I have just found it important just to love on folks, regardless of race.
Has it all been perfect? Of course not. There have been some challenging moments.
I officiate a grave-side funeral and three of the relatives of the deceased refused to shake my hand or greet me. And I said, “OK, well, I know who you are now”.
There was an occasion when I was driving back to the church and I looked up and saw the flashing light of the police. And you know my St. Louis/Ferguson background flared up and I began to pray and sing Negro Spirituals out here in these fields: “Ohhhhhh, Jesus, wontcha’ hear me and come by here!” I just pulled over, placed my hand on the dashboard and got ready. But amazingly, he was the nicest officer. He was kind and easy going and just gave me a warning. And as he pulled off, I was in a daze it was so uneventful.
On another occasion, I have had white people come to me and ask me “You are the pastor, where? The pastor there?! Are you, OK? You know, there are some real rednecks in this town." And I say, yes, so far I’ve been fine.
However, I also let my congregation know that I have to seek out my support systems as well. I will invite visitors of color to worship with us. Also, I have to worship in African American spaces at times. I have to spend time with family, extended family, my fraternity brothers (Fielder is a member of Kappa Alpha Psi Fraternity, an African American fraternity founded in 1911), other African American preachers to maintain my own self-care.
I have just found it important just to love on folks, regardless of race.
SP: So, what are we missing? What have we misunderstood about these communities?
Fielder: In homogenous communities where people do not have many opportunities to interact with people of different races, they just don’t do it very often, or have gotten out of the habit of doing it. So it takes work on their part...and it takes grace and patience on the part of people of color to work with them.
And that is where it is important for church leadership to train clergy and staff so they can create opportunities for all of us to keep growing and building bridges toward one another.
The pressing social issues here are not related to diversity. However, this is a community that has serious struggles with meth and heroin addiction, domestic violence, and gambling — especially video gambling addictions.
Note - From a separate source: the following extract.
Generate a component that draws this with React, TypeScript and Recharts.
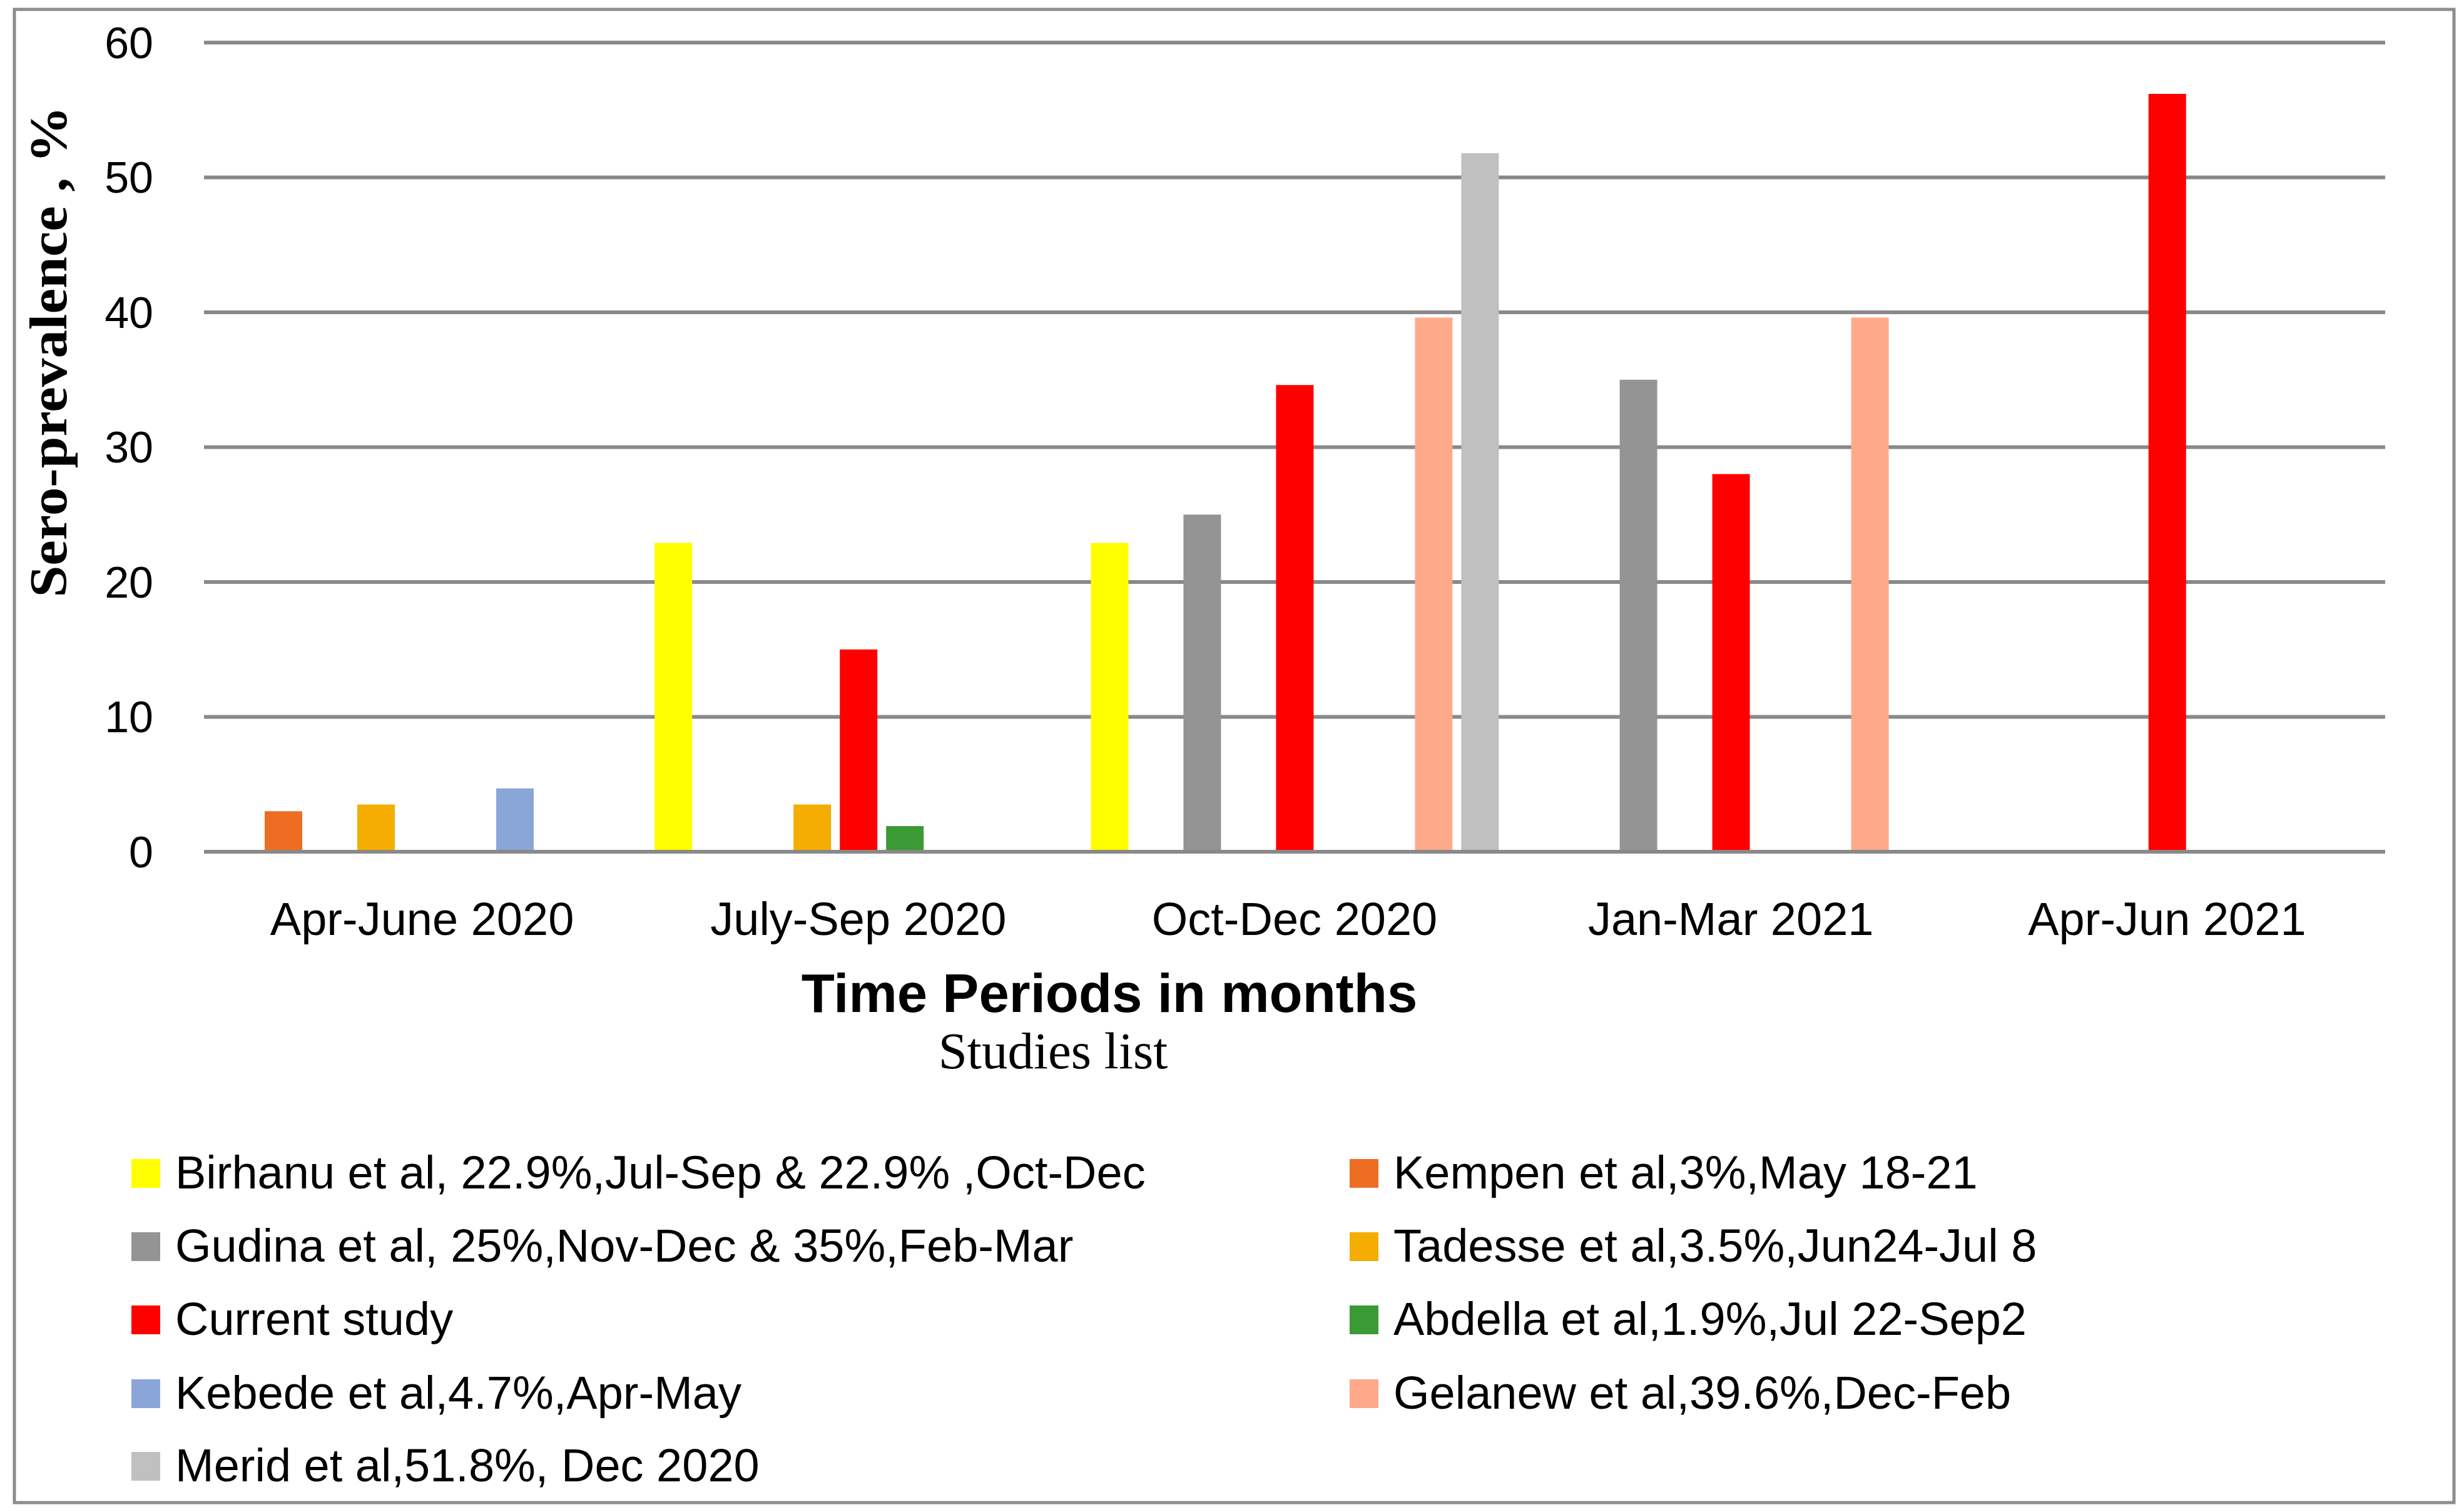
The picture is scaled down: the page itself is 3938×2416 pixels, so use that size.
import { BarChart, Bar, XAxis, YAxis, CartesianGrid, Legend, Customized } from "recharts";

// Zeitraeume (Kategorien der X-Achse)
const categories = ["Apr-June 2020", "July-Sep 2020", "Oct-Dec 2020", "Jan-Mar 2021", "Apr-Jun 2021"];

// Werte je Studie, in Prozent, null = keine Daten in diesem Zeitraum
const birhanu = [null, 22.9, 22.9, null, null];
const kempen = [3, null, null, null, null];
const gudina = [null, null, 25, 35, null];
const tadesse = [3.5, 3.5, null, null, null];
const current = [null, 15, 34.6, 28, 56.2];
const abdella = [null, 1.9, null, null, null];
const kebede = [4.7, null, null, null, null];
const gelanew = [null, null, 39.6, 39.6, null];
const merid = [null, null, 51.8, null, null];

const yTicks = [0, 10, 20, 30, 40, 50, 60];

const SERIES = [
  { key: "birhanu", name: "Birhanu et al, 22.9%,Jul-Sep & 22.9% ,Oct-Dec", color: "#FFFF00", values: birhanu },
  { key: "kempen", name: "Kempen et al,3%,May 18-21", color: "#ED6E22", values: kempen },
  { key: "gudina", name: "Gudina et al, 25%,Nov-Dec & 35%,Feb-Mar", color: "#949494", values: gudina },
  { key: "tadesse", name: "Tadesse et al,3.5%,Jun24-Jul 8", color: "#F4AD00", values: tadesse },
  { key: "current", name: "Current study", color: "#FF0000", values: current },
  { key: "abdella", name: "Abdella et al,1.9%,Jul 22-Sep2", color: "#3A9A34", values: abdella },
  { key: "kebede", name: "Kebede et al,4.7%,Apr-May", color: "#8AA5D8", values: kebede },
  { key: "gelanew", name: "Gelanew et al,39.6%,Dec-Feb", color: "#FFA98B", values: gelanew },
  { key: "merid", name: "Merid et al,51.8%, Dec 2020", color: "#C0C0C0", values: merid },
];

const data = categories.map((period, i) => {
  const row: Record<string, any> = { period };
  SERIES.forEach((s) => {
    row[s.key] = s.values[i];
  });
  return row;
});

const SANS = '"Liberation Sans", Arial, sans-serif';
const SERIF = '"Liberation Serif", "Times New Roman", serif';
const GRID = "#898989";

const W = 3938;
const H = 2416;
const LEGEND_TOP = 1800;

const seriesOrder = (name: string) => SERIES.findIndex((s) => s.name === name);

// Legende in zwei Spalten, zeilenweise gefuellt (Reihenfolge wie die Balken)
function StudyLegend(props: any) {
  const payload = [...(props.payload || [])].sort((a: any, b: any) => seriesOrder(a.value) - seriesOrder(b.value));
  const colX = [210, 2157];
  const rowY = [1875, 1992, 2109, 2227, 2343];
  return (
    <svg width={W} height={H - LEGEND_TOP} style={{ display: "block" }}>
      {payload.map((entry: any, i: number) => {
        const cx = colX[i % 2];
        const cy = rowY[Math.floor(i / 2)] - LEGEND_TOP;
        return (
          <g key={entry.value}>
            <rect x={cx} y={cy - 23} width={46} height={46} fill={entry.color} />
            <text x={cx + 70} y={cy + 24} fontFamily={SANS} fontSize={74} fill="#000">
              {entry.value}
            </text>
          </g>
        );
      })}
    </svg>
  );
}

function Decorations() {
  return (
    <g>
      <rect x={23} y={15} width={3899} height={2386} fill="none" stroke="#8c8c8c" strokeWidth={5} />
      <text
        x={77}
        y={562}
        transform="rotate(-90, 77, 562)"
        textAnchor="middle"
        dominantBaseline="central"
        fontFamily={SERIF}
        fontWeight="bold"
        fontSize={84}
        textLength={785}
        lengthAdjust="spacingAndGlyphs"
        fill="#000"
      >
        Sero-prevalence , %
      </text>
      <text x={1773} y={1617} textAnchor="middle" fontFamily={SANS} fontWeight="bold" fontSize={87} fill="#000">
        Time Periods in months
      </text>
      <text x={1683} y={1707} textAnchor="middle" fontFamily={SERIF} fontSize={83} fill="#000">
        Studies list
      </text>
    </g>
  );
}

export default function App() {
  return (
    <div style={{ position: "absolute", left: 0, top: 0, width: W, height: H, background: "#fff" }}>
      <BarChart
        width={W}
        height={H}
        data={data}
        margin={{ top: 68, right: 126, left: 20, bottom: 905 }}
        barGap={14}
      >
        <CartesianGrid vertical={false} stroke={GRID} strokeWidth={6} />
        <XAxis
          dataKey="period"
          height={150}
          axisLine={{ stroke: GRID, strokeWidth: 6 }}
          tickLine={false}
          tickSize={0}
          tickMargin={80}
          interval={0}
          tick={{ fontSize: 74, fill: "#000", fontFamily: SANS }}
        />
        <YAxis
          width={306}
          domain={[0, 60]}
          ticks={yTicks}
          axisLine={false}
          tickLine={false}
          tickSize={0}
          tickMargin={81}
          tick={{ fontSize: 70, fill: "#000", fontFamily: SANS }}
        />
        {SERIES.map((s) => (
          <Bar key={s.key} dataKey={s.key} name={s.name} fill={s.color} barSize={60} isAnimationActive={false} />
        ))}
        <Legend
          layout="vertical"
          align="center"
          verticalAlign="middle"
          wrapperStyle={{ left: 0, top: LEGEND_TOP, width: W, height: H - LEGEND_TOP }}
          content={<StudyLegend />}
        />
        <Customized component={<Decorations />} />
      </BarChart>
    </div>
  );
}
So as a pastor, I have to walk with the community through these challenges.
There are also economic disparities. You have some folks who are very well off and some who are struggling to get by. In the past, our church used to give out money to community members up to four times a year. However, we are moving away from that practice to partner with local social service organizations to meet a broader set of needs for individuals in crisis.
SP: What advice would you offer other Central Illinois communities considering more diverse leadership (or diversifying their congregations) during these tense times nationally?
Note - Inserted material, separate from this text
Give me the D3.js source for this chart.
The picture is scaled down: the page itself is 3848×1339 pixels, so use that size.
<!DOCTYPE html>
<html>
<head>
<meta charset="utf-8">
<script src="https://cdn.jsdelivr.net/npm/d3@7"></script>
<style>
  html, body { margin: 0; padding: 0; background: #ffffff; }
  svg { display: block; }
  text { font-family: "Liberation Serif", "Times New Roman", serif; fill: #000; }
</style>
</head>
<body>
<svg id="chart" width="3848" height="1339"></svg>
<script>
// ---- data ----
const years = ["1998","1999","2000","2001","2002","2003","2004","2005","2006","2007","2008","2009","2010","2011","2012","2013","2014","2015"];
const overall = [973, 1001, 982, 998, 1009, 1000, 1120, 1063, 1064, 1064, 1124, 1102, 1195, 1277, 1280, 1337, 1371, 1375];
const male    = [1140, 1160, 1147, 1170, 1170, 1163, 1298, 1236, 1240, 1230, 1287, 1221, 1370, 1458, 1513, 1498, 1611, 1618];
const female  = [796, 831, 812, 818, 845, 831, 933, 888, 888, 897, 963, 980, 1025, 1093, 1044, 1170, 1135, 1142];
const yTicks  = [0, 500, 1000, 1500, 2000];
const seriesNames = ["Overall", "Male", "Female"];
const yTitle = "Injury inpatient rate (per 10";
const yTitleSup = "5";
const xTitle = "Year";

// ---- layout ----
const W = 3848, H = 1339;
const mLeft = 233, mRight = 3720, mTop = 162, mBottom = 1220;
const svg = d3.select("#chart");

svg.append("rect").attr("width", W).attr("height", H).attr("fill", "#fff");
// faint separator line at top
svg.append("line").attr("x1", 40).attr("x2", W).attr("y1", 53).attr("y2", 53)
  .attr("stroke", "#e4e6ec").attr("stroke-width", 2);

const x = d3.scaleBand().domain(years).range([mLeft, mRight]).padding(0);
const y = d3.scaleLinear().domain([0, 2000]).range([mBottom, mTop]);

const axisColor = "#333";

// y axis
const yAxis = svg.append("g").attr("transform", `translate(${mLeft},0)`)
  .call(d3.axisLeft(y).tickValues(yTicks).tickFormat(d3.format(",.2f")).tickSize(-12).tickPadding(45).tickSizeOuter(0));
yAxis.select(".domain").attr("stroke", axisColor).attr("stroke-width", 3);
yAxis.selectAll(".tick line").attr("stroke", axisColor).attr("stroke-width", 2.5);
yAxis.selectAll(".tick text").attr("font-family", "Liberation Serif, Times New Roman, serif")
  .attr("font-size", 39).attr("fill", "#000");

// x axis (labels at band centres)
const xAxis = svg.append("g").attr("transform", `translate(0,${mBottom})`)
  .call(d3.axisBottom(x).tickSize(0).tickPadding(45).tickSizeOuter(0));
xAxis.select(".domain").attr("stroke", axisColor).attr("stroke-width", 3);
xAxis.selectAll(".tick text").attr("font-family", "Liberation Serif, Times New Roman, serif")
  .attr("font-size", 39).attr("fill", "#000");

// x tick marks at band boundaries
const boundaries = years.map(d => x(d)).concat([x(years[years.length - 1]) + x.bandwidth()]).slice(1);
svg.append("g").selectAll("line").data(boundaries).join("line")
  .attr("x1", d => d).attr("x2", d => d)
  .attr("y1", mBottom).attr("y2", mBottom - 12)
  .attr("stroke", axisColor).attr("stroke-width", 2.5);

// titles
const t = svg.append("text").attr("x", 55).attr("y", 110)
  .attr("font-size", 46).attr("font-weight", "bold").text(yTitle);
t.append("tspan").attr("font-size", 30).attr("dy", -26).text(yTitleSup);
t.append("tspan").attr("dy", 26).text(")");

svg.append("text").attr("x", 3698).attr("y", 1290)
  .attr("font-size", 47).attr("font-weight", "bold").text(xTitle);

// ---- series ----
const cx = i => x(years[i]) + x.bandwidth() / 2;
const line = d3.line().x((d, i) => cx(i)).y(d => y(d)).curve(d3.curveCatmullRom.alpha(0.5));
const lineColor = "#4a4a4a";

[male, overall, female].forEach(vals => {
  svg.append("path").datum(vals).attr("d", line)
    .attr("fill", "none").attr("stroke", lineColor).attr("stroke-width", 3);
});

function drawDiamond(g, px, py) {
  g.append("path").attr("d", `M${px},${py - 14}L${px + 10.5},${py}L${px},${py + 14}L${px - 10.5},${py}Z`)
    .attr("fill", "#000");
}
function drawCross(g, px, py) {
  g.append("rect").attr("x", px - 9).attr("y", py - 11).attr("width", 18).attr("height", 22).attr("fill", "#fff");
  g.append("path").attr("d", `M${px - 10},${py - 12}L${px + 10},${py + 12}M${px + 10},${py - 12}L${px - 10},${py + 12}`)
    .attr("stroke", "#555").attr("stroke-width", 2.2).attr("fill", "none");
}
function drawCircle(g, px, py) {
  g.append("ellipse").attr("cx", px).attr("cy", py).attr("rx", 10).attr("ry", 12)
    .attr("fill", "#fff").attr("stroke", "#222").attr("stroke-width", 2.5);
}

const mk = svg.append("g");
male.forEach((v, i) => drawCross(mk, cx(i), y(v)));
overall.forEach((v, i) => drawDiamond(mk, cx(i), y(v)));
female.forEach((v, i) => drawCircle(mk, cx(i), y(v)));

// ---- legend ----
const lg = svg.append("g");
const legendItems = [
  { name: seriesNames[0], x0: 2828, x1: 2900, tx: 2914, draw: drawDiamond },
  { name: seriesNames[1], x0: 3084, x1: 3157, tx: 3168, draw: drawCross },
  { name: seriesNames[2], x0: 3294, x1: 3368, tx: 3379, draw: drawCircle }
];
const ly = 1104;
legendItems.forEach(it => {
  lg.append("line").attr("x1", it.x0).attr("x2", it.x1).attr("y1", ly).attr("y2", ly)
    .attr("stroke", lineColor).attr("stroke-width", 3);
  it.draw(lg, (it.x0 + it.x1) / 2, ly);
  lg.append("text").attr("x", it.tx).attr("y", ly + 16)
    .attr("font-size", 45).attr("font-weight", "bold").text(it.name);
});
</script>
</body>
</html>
Fielder: I think it is really important to go into the community to serve the community, not just preach. Pastors and church leaders must be willing to be a presence in people’s lives and have contact with people. It is also important to assess your community and adjust to the community, not require the community to adjust to you. Finally, if you plan to work toward a multicultural church, you must be intentional, deliberate and gracious and seek to spread grace in all your interactions with others.